Back in the 1970s, the architect and “Play Spacenet Inventor” Conrad Roland was working on spacenets and spatial structures for greening. However, his ideas were forgotten for a long time. Our aim is to breathe new life into them for the design in public spaces.
The combination of artistic public design and ecological concerns is becoming increasingly important, not least due to the cooling effect of plants.
With this project we have reinterpreted spatial structures in a creative process. The different elements offer an innovative way of integrating more vibrant greenery into the urban environment. The system is particularly suitable where street trees take a long time to provide shade and contribute to an improved microclimate due to a lack of space, sealed surfaces, underground car parks or parking spaces.

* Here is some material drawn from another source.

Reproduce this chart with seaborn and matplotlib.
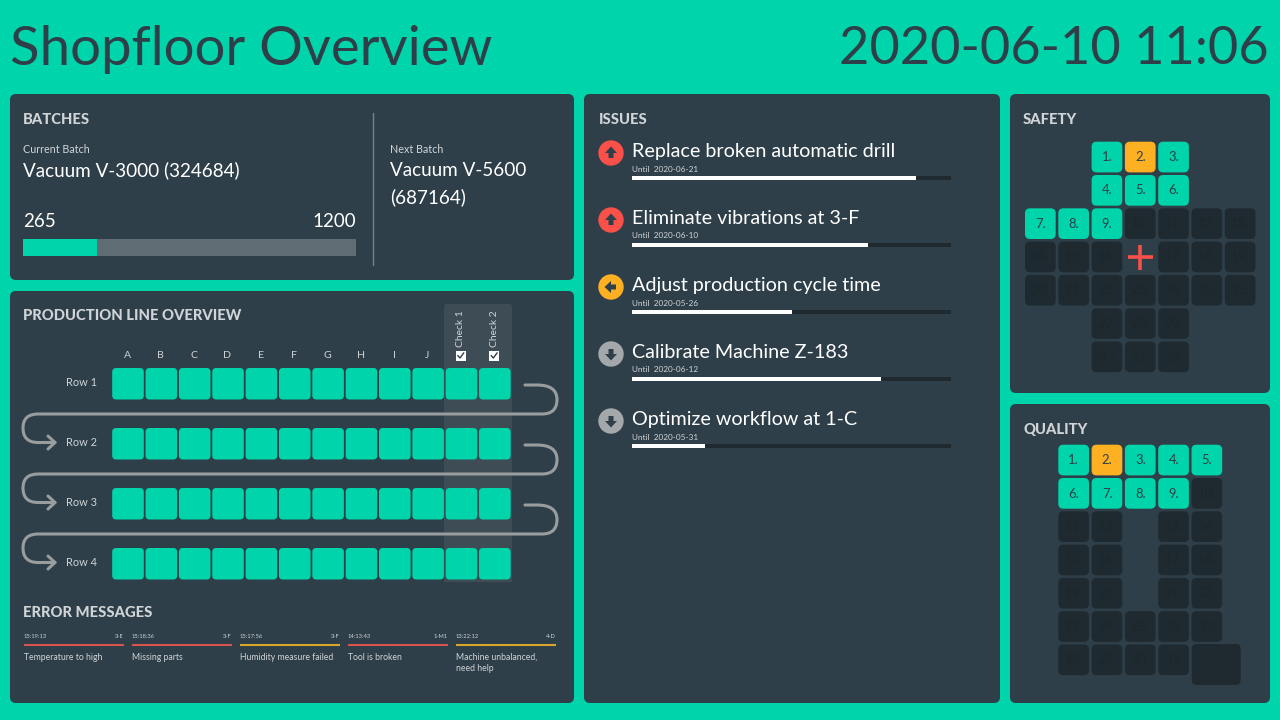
import matplotlib
matplotlib.use("Agg")
import matplotlib.pyplot as plt
import seaborn as sns
from matplotlib.patches import FancyBboxPatch, Circle, Polygon, PathPatch, Rectangle
from matplotlib.path import Path

# data
batch_done = 265
batch_total = 1200
columns = ["A", "B", "C", "D", "E", "F", "G", "H", "I", "J", "Check 1", "Check 2"]
row_names = ["Row 1", "Row 2", "Row 3", "Row 4"]
err_times = ["15:19:13", "15:18:36", "15:17:56", "14:13:43", "13:22:12"]
err_codes = ["3-E", "3-F", "3-F", "1-M1", "4-D"]
err_texts = ["Temperature to high", "Missing parts", "Humidity measure failed",
             "Tool is broken", "Machine unbalanced,\nneed help"]
err_levels = ["red", "red", "yellow", "red", "yellow"]
issue_names = ["Replace broken automatic drill", "Eliminate vibrations at 3-F",
               "Adjust production cycle time", "Calibrate Machine Z-183",
               "Optimize workflow at 1-C"]
issue_dates = ["2020-06-21", "2020-06-10", "2020-05-26", "2020-06-12", "2020-05-31"]
issue_progress = [89, 74, 50, 78, 23]
issue_prio = ["up", "up", "left", "down", "down"]
# g = ok, o = warning, d = not reached yet, + = marker, . = empty
safety_rows = ["..gog..", "..ggg..", "gggdddd", "ddd+ddd", "ddddddd", "..ddd..", "..ddd.."]
quality_rows = ["goggg", "ggggd", "dd.dd", "dd.dd", "dd.dd", "ddddd", "dddd."]

GREEN = "#00d4aa"
PANEL = "#2e3f49"
DARK = "#1f2a30"
ORANGE = "#fdb022"
RED = "#f9504a"
LIGHT = "#d0d4d6"
STYLE = {"g": GREEN, "o": ORANGE, "d": DARK}

sns.set_theme(style="white")
plt.rcParams["font.family"] = ["Lato", "DejaVu Sans"]

fig = plt.figure(figsize=(12.8, 7.2), dpi=100, facecolor=GREEN)
ax = fig.add_axes([0, 0, 1, 1])
ax.set_xlim(0, 1280)
ax.set_ylim(720, 0)
ax.axis("off")


def rbox(x, y, w, h, r, color, z=2):
    ax.add_patch(FancyBboxPatch((x + r, y + r), w - 2 * r, h - 2 * r,
                                boxstyle=f"round,pad={r},rounding_size={r}",
                                fc=color, ec="none", zorder=z))


def txt(x, y, s, px, color="white", ha="left", va="center", **kw):
    ax.text(x, y, s, fontsize=px * 0.72, color=color, ha=ha, va=va, zorder=6, **kw)


def inset(x0, y0, x1, y1):
    a = fig.add_axes([x0 / 1280, 1 - y1 / 720, (x1 - x0) / 1280, (y1 - y0) / 720])
    a.patch.set_alpha(0)
    return a


# panels
for x, y, w, h in [(10, 94, 564, 186), (10, 291, 564, 412), (584, 94, 416, 609),
                   (1010, 94, 260, 299), (1010, 404, 260, 299)]:
    rbox(x, y, w, h, 6, PANEL, 1)

txt(10, 50, "Shopfloor Overview", 54.5, PANEL)
txt(1269, 50, "2020-06-10 11:06", 52.3, PANEL, ha="right")

for x, y, s in [(23, 119.5, "BATCHES"), (23, 316, "PRODUCTION LINE OVERVIEW"), (23, 613, "ERROR MESSAGES"),
                (599, 119.5, "ISSUES"), (1023, 119.5, "SAFETY"), (1023, 429.5, "QUALITY")]:
    txt(x, y, s, 14.7, LIGHT, fontweight="black")

# batches
txt(23, 149.5, "Current Batch", 10.8, LIGHT)
txt(23, 170.5, "Vacuum V-3000 (324684)", 18.9)
txt(23, 221.5, str(batch_done), 18.8)
txt(356, 221.5, str(batch_total), 18.8, ha="right")
ax.plot([373, 373], [113, 265], color="#77838a", lw=1, zorder=3)
txt(390, 149.5, "Next Batch", 10.8, LIGHT)
txt(390, 170.5, "Vacuum V-5600", 18.9)
txt(390, 197, "(687164)", 18.9)

bax = inset(23, 239, 356, 256)
sns.barplot(x=[batch_total], y=["batch"], color="#5f6c73", width=1, saturation=1, linewidth=0, ax=bax)
sns.barplot(x=[batch_done], y=["batch"], color=GREEN, width=1, saturation=1, linewidth=0, ax=bax)
bax.set_xlim(0, batch_total)
bax.axis("off")

# production line
ax.add_patch(Rectangle((444, 310), 68, 272, fc="#3e4c56", ec="none", zorder=2))
rbox(444, 304, 68, 20, 3, "#3e4c56", 2)
for j, c in enumerate(columns):
    cx = 127.3 + j * 33.35
    if c.startswith("Check"):
        txt(cx, 329, c, 10.3, LIGHT, ha="center", rotation=90)
        ax.add_patch(Rectangle((cx - 5, 350.5), 10, 10, fc="white", ec="none", zorder=5))
        ax.plot([cx - 3, cx - 0.8, cx + 3], [355.5, 358, 352.8], color=PANEL, lw=1, zorder=6)
    else:
        txt(cx, 355.5, c, 10.5, LIGHT, ha="center")
for i, r in enumerate(row_names):
    ry = 368 + i * 60
    txt(97, ry + 14.5, r, 11, LIGHT, ha="right")
    for j in range(len(columns)):
        rbox(112.2 + j * 33.35, ry, 31.6, 31.5, 4, GREEN, 3)

# connectors between rows
for i in range(len(row_names) - 1):
    t = 385 + i * 60
    m = t + 29
    b = m + 28.5
    verts = [(525, t), (537, t), (557, t), (557, t + 14.5), (557, m), (542, m), (38, m),
             (23, m), (23, m + 14), (23, b), (38, b), (55, b)]
    codes = [Path.MOVETO, Path.LINETO, Path.CURVE3, Path.CURVE3, Path.CURVE3, Path.CURVE3, Path.LINETO,
             Path.CURVE3, Path.CURVE3, Path.CURVE3, Path.CURVE3, Path.LINETO]
    ax.add_patch(PathPatch(Path(verts, codes), fc="none", ec="#9a9d9e", lw=2.2, zorder=2.5, capstyle="round"))
    ax.plot([48, 55, 48], [b - 6.5, b, b + 6.5], color="#9a9d9e", lw=2.2, zorder=2.5)

# error messages
for i in range(len(err_times)):
    x = 24 + i * 108
    txt(x, 637, err_times[i], 5.8, LIGHT)
    txt(x + 100, 637, err_codes[i], 5.8, LIGHT, ha="right")
    ax.plot([x, x + 100], [645, 645], lw=1.5, solid_capstyle="butt", zorder=3,
            color="#d9534f" if err_levels[i] == "red" else "#d6a52c")
    txt(x, 657 if "\n" not in err_texts[i] else 662.5, err_texts[i], 8.6, LIGHT, linespacing=1.35, va="center")

# issues
iax = inset(632, 144.5, 951, 479.5)
sns.barplot(x=[100] * 5, y=issue_names, color=DARK, width=0.06, saturation=1, linewidth=0, ax=iax)
sns.barplot(x=issue_progress, y=issue_names, color="white", width=0.06, saturation=1, linewidth=0, ax=iax)
iax.set_xlim(0, 100)
iax.axis("off")

ARROW = [(0, -6.5), (6, 0), (2.5, 0), (2.5, 5), (-2.5, 5), (-2.5, 0), (-6, 0)]
ICONS = {"up": (RED, lambda p, q: (p, q)), "left": (ORANGE, lambda p, q: (q, -p)), "down": ("#a4a8aa", lambda p, q: (p, -q))}
for i, name in enumerate(issue_names):
    y = 150 + i * 67
    col, rot = ICONS[issue_prio[i]]
    ax.add_patch(Circle((611, y + 3), 12.7, fc=col, ec="none", zorder=3))
    pts = [(611 + rot(p, q)[0], y + 3 + rot(p, q)[1]) for p, q in ARROW]
    ax.add_patch(Polygon(pts, fc=PANEL, ec="none", zorder=4))
    txt(632.5, y + 1, name, 19.8)
    txt(632.5, y + 19, "Until  " + issue_dates[i], 8.3, LIGHT)


# safety and quality crosses
def tiles(rows, x0, y0):
    n = 1
    for i, row in enumerate(rows):
        for j, s in enumerate(row):
            x = x0 + j * 33.3
            y = y0 + i * 33.3
            if s == "+":
                ax.plot([x + 3, x + 28], [y + 15.5, y + 15.5], color=RED, lw=2.6, solid_capstyle="butt", zorder=4)
                ax.plot([x + 15.5, x + 15.5], [y + 3, y + 28], color=RED, lw=2.6, solid_capstyle="butt", zorder=4)
            elif s != ".":
                rbox(x, y, 30.7, 30.7, 5, STYLE[s], 3)
                c = PANEL if s != "d" else "#1c262b"
                txt(x + 15.5, y + 15.5, f"{n}.", 13, c, ha="center")
                n += 1


tiles(safety_rows, 1025, 141.7)
tiles(quality_rows, 1058.3, 444.7)
rbox(1191.7, 644, 49, 41, 5, DARK, 3)

plt.savefig("out.png", dpi=100, facecolor=GREEN)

The goal of this project is to motivate as many planners, students, and architects as possible to be part of a movement.
Traditionally, such structures are used to shade paths and thus serve a clear functional purpose. These are the overgrown park paths and facades where individual plant strands climb up steel cables instead of growing wildly in three-dimensional directions.
In the LIANAS TRELLIS structures, plants can grow in all directions. In nature, trees and climbing plants compete with each other, with the climbing plant overgrowing the tree in the long term. The advantage of faster growth is clearly visible to the plants in our structures: a dense, lush green volume is created after just two to three years. Flowering, evergreen, and colourful foliage plants can be combined.
Three-dimensional structures can form chaotically through ropes or rods intersecting in space. Polyhedron structures are used when systematically filling space. The most well-known of these are the five platonic elements: tetrahedron, hexahedron, octahedron, dodecahedron and icosahedron.
Only the last three elements can be stacked seamlessly in space and fulfil another criterion for fully filled spaces. The choice of material is not limited. Both rigid materials like wood, steel or plastics and flexible materials like rope, chains or straps can be used for this purpose.